Workflow Management is optimized for straightforward routing scenarios up to approximately 200 concurrent workflows. Beyond this threshold, you’ll encounter:

  • Increased latency in approval notifications (delays of 5-15 minutes)
  • Limited parallel processing capability (max 4-5 parallel branches)
  • Connection throttling if integrating with external systems

Process Automation scales significantly better due to its enterprise-grade architecture:

  • Handles 1000+ concurrent processes without performance degradation
  • Unlimited parallel execution paths with sophisticated merge logic
  • Built-in retry mechanisms and error handling for high-volume scenarios
  • Better resource management through process instance pooling

For your 150-200 daily volume with 4-stage approvals, you’re at the upper edge of workflow management’s comfort zone. Consider growth projections - if you expect 50%+ increase within 2 years, choose process automation now to avoid migration costs.

Audit Trail Features:

Both modules capture standard approval metadata (approver, timestamp, decision, comments), but differ in depth and accessibility:

Workflow Management:

  • Audit data stored in Dataverse workflow execution tables
  • Basic querying through Advanced Find or Power BI
  • Retention follows Dataverse policies (typically 90 days for execution logs)
  • Limited custom field logging without code

Process Automation:

  • Comprehensive process instance history with full variable state tracking
  • Process analytics dashboards provide visual audit reports out-of-box
  • Configurable retention policies up to 7 years for compliance
  • Custom audit fields easily added through process variables
  • Export to external compliance systems via integration hub

For procurement approvals with regulatory requirements, process automation’s audit capabilities are substantially more robust. You can track not just who approved, but the complete data state at each approval stage.

Integration Options:

This is where the modules diverge most significantly:

Workflow Management:

  • Limited to Power Platform connectors (400+ available but constrained)
  • Basic REST API calls possible but require custom actions
  • No native message queuing or event-driven triggers
  • Synchronous execution model limits integration patterns

Process Automation:

  • Full integration hub access with 1000+ pre-built connectors
  • Native support for REST, SOAP, OData, and custom APIs
  • Event-driven architecture supports pub/sub patterns
  • Asynchronous execution enables complex integration choreography
  • Built-in data transformation and mapping capabilities

Your requirement to update a legacy ERP system is a critical factor. If the ERP has a modern REST API, workflow management can handle it. If you need SOAP calls, file-based integration, or complex error handling, process automation is essential.

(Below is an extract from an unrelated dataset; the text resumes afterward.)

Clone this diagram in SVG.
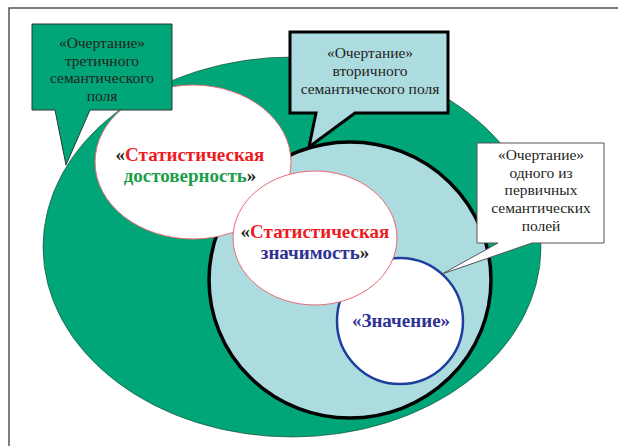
<svg xmlns="http://www.w3.org/2000/svg" width="618" height="446" viewBox="0 0 618 446">
<style>
.t{font-size:15.5px;fill:#231f20;text-anchor:middle}
.b{font-size:19px;font-weight:bold;fill:#231f20;text-anchor:middle}
.red{fill:#ed1c24}.grn{fill:#1c9e4b}.blu{fill:#2e3192}
.oval{fill:#ffffff;stroke:#e86a72;stroke-width:1}
</style>
<rect x="0" y="0" width="618" height="446" fill="#ffffff"/>
<rect id="frame" x="9" y="8" width="640" height="460" fill="none" stroke="#555" stroke-width="1.5"/>
<g id="field3"><ellipse cx="292" cy="247" rx="249" ry="190" fill="#00a677" stroke="#1a3a2a" stroke-width="0.6"/></g>
<g id="field2"><ellipse cx="350" cy="280" rx="141" ry="138" fill="#acdce0" stroke="#000" stroke-width="3.5"/></g>
<g id="znachenie">
<circle cx="400" cy="321" r="63" fill="#fff" stroke="#1f3f9c" stroke-width="2.5"/>
</g>
<g font-family="Liberation Serif, serif">
<g id="dostovernost">
<ellipse class="oval" cx="193" cy="162" rx="98" ry="77"/>
<text class="b" x="190" y="161">«<tspan class="red">Статистическая</tspan></text>
<text class="b" x="190" y="182"><tspan class="grn">достоверность</tspan>»</text>
</g>
<g id="znachimost">
<ellipse class="oval" cx="315" cy="238" rx="82" ry="67"/>
<text class="b" x="315" y="238">«<tspan class="red">Статистическая</tspan></text>
<text class="b" x="315" y="259"><tspan class="blu">значимость</tspan>»</text>
</g>
<g id="znachenie-label">
<text class="b blu" x="401" y="327">«Значение»</text>
</g>
<g id="callout3rd">
<path d="M32,24 H172 V110 H90 L66,165 L55,110 H32 Z" fill="#00a677" stroke="#333" stroke-width="1"/>
<text class="t" x="102" y="48">«Очертание»</text>
<text class="t" x="102" y="65.5">третичного</text>
<text class="t" x="102" y="83">семантического</text>
<text class="t" x="102" y="100.5">поля</text>
</g>
<g id="callout2nd">
<path d="M290,32 H448 V113 H355 L309,147 L316,113 H290 Z" fill="#acdce0" stroke="#000" stroke-width="3"/>
<text class="t" x="370" y="58">«Очертание»</text>
<text class="t" x="370" y="76">вторичного</text>
<text class="t" x="370" y="94">семантического поля</text>
</g>
<g id="callout1st">
<path d="M477,143 H604 V243 H532 L442,274 L498,243 H477 Z" fill="#fff" stroke="#555" stroke-width="1"/>
<text class="t" x="541" y="160">«Очертание»</text>
<text class="t" x="541" y="177.5">одного из</text>
<text class="t" x="541" y="195">первичных</text>
<text class="t" x="541" y="213">семантических</text>
<text class="t" x="541" y="231">полей</text>
</g>
</g>
</svg>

Recommendation for Your Scenario:

Given your specific requirements (4-stage approvals, parallel paths, detailed audit, ERP integration), I recommend process automation for these reasons:

  1. Future-proofing: Your volume is at the threshold where scalability becomes critical
  2. ERP integration: Legacy system updates typically require robust error handling that process automation provides
  3. Parallel review paths: Process automation’s parallel gateway patterns are more sophisticated than workflow management’s branching
  4. Audit requirements: Procurement processes often face regulatory scrutiny requiring detailed audit trails

Implementation Strategy:

To mitigate the complexity concern, use a hybrid approach:

  • Core approval routing: Process automation for orchestration
  • User interface: Power Apps portal for submission and approval actions
  • Notifications: Leverage workflow management’s approval connector for email/Teams notifications
  • Reporting: Process analytics dashboards for management visibility

This gives you process automation’s power while maintaining user-friendly interfaces. The initial setup takes 2-3 weeks longer than pure workflow management, but provides significantly better long-term maintainability and scalability.

The learning curve concern is valid, but modern process automation’s low-code designer has narrowed this gap. With proper training (2-3 day workshop), business analysts can handle 80% of maintenance tasks. Reserve IT involvement for complex integrations and exception handling logic.

I’d push back on that recommendation. We started with workflow management for approvals but hit scalability issues around 500 concurrent workflows. Performance degraded noticeably, and we couldn’t implement the conditional logic we needed (like dynamic approval chains based on item category). We migrated to process automation and the difference is night and day. Yes, more complex to set up initially, but the expression language and integration hub connections give you far more flexibility. Plus, the process analytics dashboards provide better visibility into bottlenecks.

The scalability comparison really depends on your volume. Under 200 workflows/day, workflow management is perfectly adequate. Above that, process automation’s queuing and parallel processing capabilities become essential. For audit trails, both modules capture the same core data, but process automation gives you more control over custom logging and easier export to external compliance systems. Integration options are where process automation really shines - if you need to call external APIs or connect to non-Microsoft services, it’s the clear winner.